This is about web-browser pages that display very wide text. To be more specific, a text line is so wide that the eye is not able to find the next line when it reached the right end of the current line and returns to the left. This makes reading tedious and slow. I mean something like the following (screenshot):
But you can modify the layout of web-pages at any time. Click into one of the text paragraphs that are too wide. Then press F12, or open the context menu by clicking right mouse button and select "Inspect", or open the top-right browser menu and select "More Tools" - "Developer Tools". A window or page-embedded panel like the following will open (screenshot):
The HTML element "p" (paragraph) should already be selected on the left in this debugger-window, when not, make sure the tab "Elements" is selected on top, and click onto some "p" element in the left side page view. Then you should see the CSS-styles of "p" on right side.
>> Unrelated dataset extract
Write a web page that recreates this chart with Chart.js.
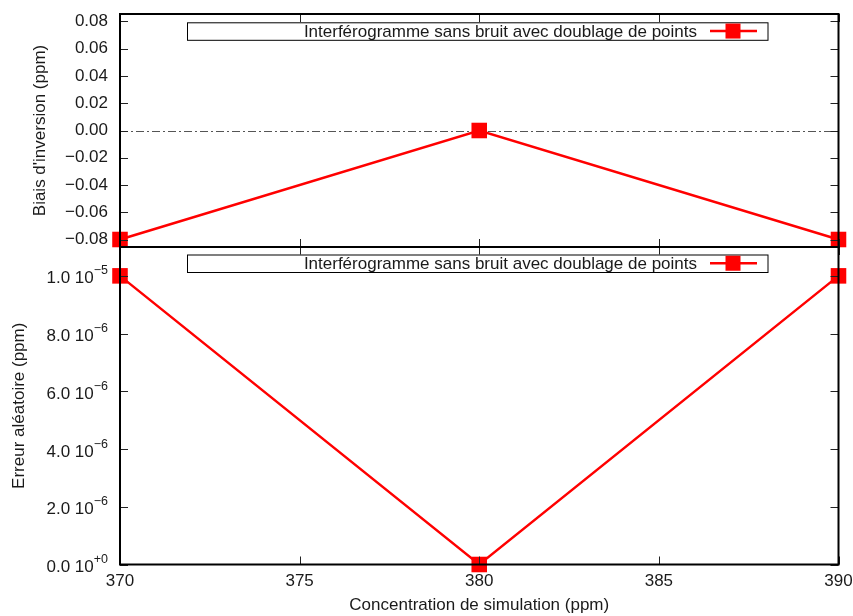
<!DOCTYPE html>
<html>
<head>
<meta charset="utf-8">
<script src="https://cdn.jsdelivr.net/npm/chart.js@4/dist/chart.umd.min.js"></script>
<style>
html, body { margin: 0; padding: 0; background: #fff; }
canvas { display: block; }
</style>
</head>
<body>
<canvas id="chart" width="853" height="616"></canvas>
<script>
// values
const concentrations = [370, 380, 390];
const inversionBias = [-0.08, 0.0, -0.08];
const randomError = [1.0e-5, 0.0, 1.0e-5];
const concTicks = [370, 375, 380, 385, 390];
const biasTicks = [-0.08, -0.06, -0.04, -0.02, 0, 0.02, 0.04, 0.06, 0.08];
const errorTicks = [0, 2e-6, 4e-6, 6e-6, 8e-6, 1e-5];
const seriesLabel = "Interférogramme sans bruit avec doublage de points";

const RED = "#ff0000";
const INK = "#1a1a1a";
const FONT = "'Liberation Sans', Arial, sans-serif";

Chart.defaults.font.family = FONT;
Chart.defaults.font.size = 17;
Chart.defaults.color = INK;

function points(ys) {
  return concentrations.map((x, i) => ({ x: x, y: ys[i] }));
}

function fixTicks(list) {
  return function (scale) { scale.ticks = list.map(v => ({ value: v })); };
}

// force the box size and drop the label overflow padding chart.js adds
function fixSize(w, h) {
  return function (s) {
    if (w) s.width = w;
    if (h) s.height = h;
    s.paddingTop = s.paddingBottom = s.paddingLeft = s.paddingRight = 0;
  };
}

function fmtBias(v) {
  if (Math.abs(v) < 1e-9) return "0.00";
  return v.toFixed(2).replace("-", "\u2212");
}

function drawKey(ctx, area, top) {
  const left = area.left + 67, right = area.left + 647.5, h = 17.5;
  const cy = top + h / 2;
  ctx.save();
  ctx.fillStyle = "#fff";
  ctx.fillRect(left, top, right - left, h);
  ctx.strokeStyle = "#000";
  ctx.lineWidth = 1;
  ctx.strokeRect(left + 0.5, top + 0.5, right - left, h);
  ctx.font = "17px " + FONT;
  ctx.fillStyle = INK;
  ctx.textAlign = "right";
  ctx.textBaseline = "middle";
  ctx.fillText(seriesLabel, right - 70.5, cy + 1);
  ctx.strokeStyle = RED;
  ctx.lineWidth = 2.5;
  ctx.beginPath();
  ctx.moveTo(right - 57.5, cy);
  ctx.lineTo(right - 10.5, cy);
  ctx.stroke();
  ctx.fillStyle = RED;
  ctx.fillRect(right - 42, cy - 7.5, 15, 15);
  ctx.restore();
}

const gnuFrame = {
  id: "gnuFrame",
  beforeDatasetsDraw(chart) {
    const ctx = chart.ctx, a = chart.chartArea, yt = chart.scales.yTop;
    const y0 = Math.round(yt.getPixelForValue(0)) + 0.5;
    ctx.save();
    ctx.strokeStyle = "#555";
    ctx.lineWidth = 1.2;
    ctx.setLineDash([8, 3, 2, 3]);
    ctx.beginPath();
    ctx.moveTo(a.left, y0);
    ctx.lineTo(a.right, y0);
    ctx.stroke();
    ctx.restore();
  },
  afterDatasetsDraw(chart) {
    const ctx = chart.ctx, a = chart.chartArea;
    const xs = chart.scales.x, yt = chart.scales.yTop, yb = chart.scales.yBot;
    ctx.save();
    ctx.strokeStyle = "#222";
    ctx.lineWidth = 1;
    ctx.beginPath();
    [yt, yb].forEach(s => {
      s.ticks.forEach(t => {
        const py = Math.round(s.getPixelForValue(t.value)) + 0.5;
        ctx.moveTo(a.left, py); ctx.lineTo(a.left + 8, py);
        ctx.moveTo(a.right - 8, py); ctx.lineTo(a.right, py);
      });
    });
    xs.ticks.forEach(t => {
      const px = Math.round(xs.getPixelForValue(t.value)) + 0.5;
      [yt, yb].forEach(s => {
        ctx.moveTo(px, s.top); ctx.lineTo(px, s.top + 8);
        ctx.moveTo(px, s.bottom - 8); ctx.lineTo(px, s.bottom);
      });
    });
    ctx.stroke();
    ctx.strokeStyle = "#000";
    ctx.lineWidth = 2;
    [yt, yb].forEach(s => {
      ctx.strokeRect(a.left, s.top, a.right - a.left, s.bottom - s.top);
    });
    ctx.restore();
  },
  afterDraw(chart) {
    const ctx = chart.ctx, a = chart.chartArea;
    const yt = chart.scales.yTop, yb = chart.scales.yBot;
    const edge = a.left - 12;
    ctx.save();
    ctx.fillStyle = INK;
    ctx.textAlign = "right";
    ctx.textBaseline = "alphabetic";
    yb.ticks.forEach(t => {
      const y = yb.getPixelForValue(t.value);
      const e = t.value === 0 ? 0 : Math.floor(Math.log10(t.value) + 1e-9);
      const mant = (t.value / Math.pow(10, e)).toFixed(1);
      const sup = e < 0 ? "\u2212" + (-e) : "+" + e;
      ctx.font = "12.5px " + FONT;
      const sw = ctx.measureText(sup).width;
      ctx.fillText(sup, edge, y - 1.5);
      ctx.font = "17px " + FONT;
      ctx.fillText(mant + " 10", edge - sw, y + 7.5);
    });
    ctx.restore();
    drawKey(ctx, a, yt.top + 8.3);
    drawKey(ctx, a, yb.top + 7.5);
  }
};

const lineStyle = {
  borderColor: RED,
  backgroundColor: RED,
  borderWidth: 2.5,
  pointStyle: "rect",
  pointRadius: 11,
  pointHoverRadius: 11,
  pointBorderWidth: 0,
  clip: false,
  tension: 0
};

const noGrid = { display: false, drawTicks: false };

new Chart(document.getElementById("chart").getContext("2d"), {
  type: "line",
  data: {
    datasets: [
      Object.assign({ label: seriesLabel, data: points(inversionBias), yAxisID: "yTop" }, lineStyle),
      Object.assign({ label: seriesLabel, data: points(randomError), yAxisID: "yBot" }, lineStyle)
    ]
  },
  options: {
    responsive: false,
    maintainAspectRatio: false,
    animation: false,
    events: [],
    layout: { padding: { top: 14, right: 14.5, left: 0, bottom: 0 } },
    plugins: { legend: { display: false }, tooltip: { enabled: false } },
    scales: {
      x: {
        type: "linear",
        min: 370,
        max: 390,
        afterBuildTicks: fixTicks(concTicks),
        afterFit: fixSize(0, 51.5),
        grid: noGrid,
        border: { display: false },
        ticks: { padding: 7, maxRotation: 0, autoSkip: false },
        title: { display: true, text: "Concentration de simulation (ppm)", padding: { top: 0, bottom: 0 } }
      },
      yBot: {
        type: "linear",
        position: "left",
        stack: "panels",
        stackWeight: 317.5,
        min: 0,
        max: 1.1e-5,
        afterBuildTicks: fixTicks(errorTicks),
        afterFit: fixSize(120, 0),
        grid: noGrid,
        border: { display: false },
        ticks: { display: false },
        title: { display: true, text: "Erreur aléatoire (ppm)", padding: { top: 9.5, bottom: 0 } }
      },
      yTop: {
        type: "linear",
        position: "left",
        stack: "panels",
        stackWeight: 233,
        min: -0.0855,
        max: 0.0855,
        afterBuildTicks: fixTicks(biasTicks),
        afterFit: fixSize(120, 0),
        grid: noGrid,
        border: { display: false },
        ticks: { padding: 12, autoSkip: false, callback: v => fmtBias(v) },
        title: { display: true, text: "Biais d'inversion (ppm)", padding: { top: 30, bottom: 0 } }
      }
    }
  },
  plugins: [gnuFrame]
});
</script>
</body>
</html>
Click onto the end of some right-side style line (maybe also press ENTER?) to create a new style line. Write the following in new style lines:
- columns: 4;
- border: 2px solid gray;
- and optionally to make it more beautiful:
- padding: 8px;
- border-radius: 8px;
Screenshot:
Your page should look like this now (screenshot):
You can close the F12 debugger window, your styles will persist until you reload the current page, or go to a new page. Unfortunately you need to do this on every new page again!
The text is much better readable now. You will be surprised how this speeds up your reading. This is called the "newspaper layout", and it is one of the things that web-designers do not take serious. Not everything that is old (and this centuries old!) is bad. I must mention that the CSS "columns" style is quite new, available only with browsers that support CSS version 3.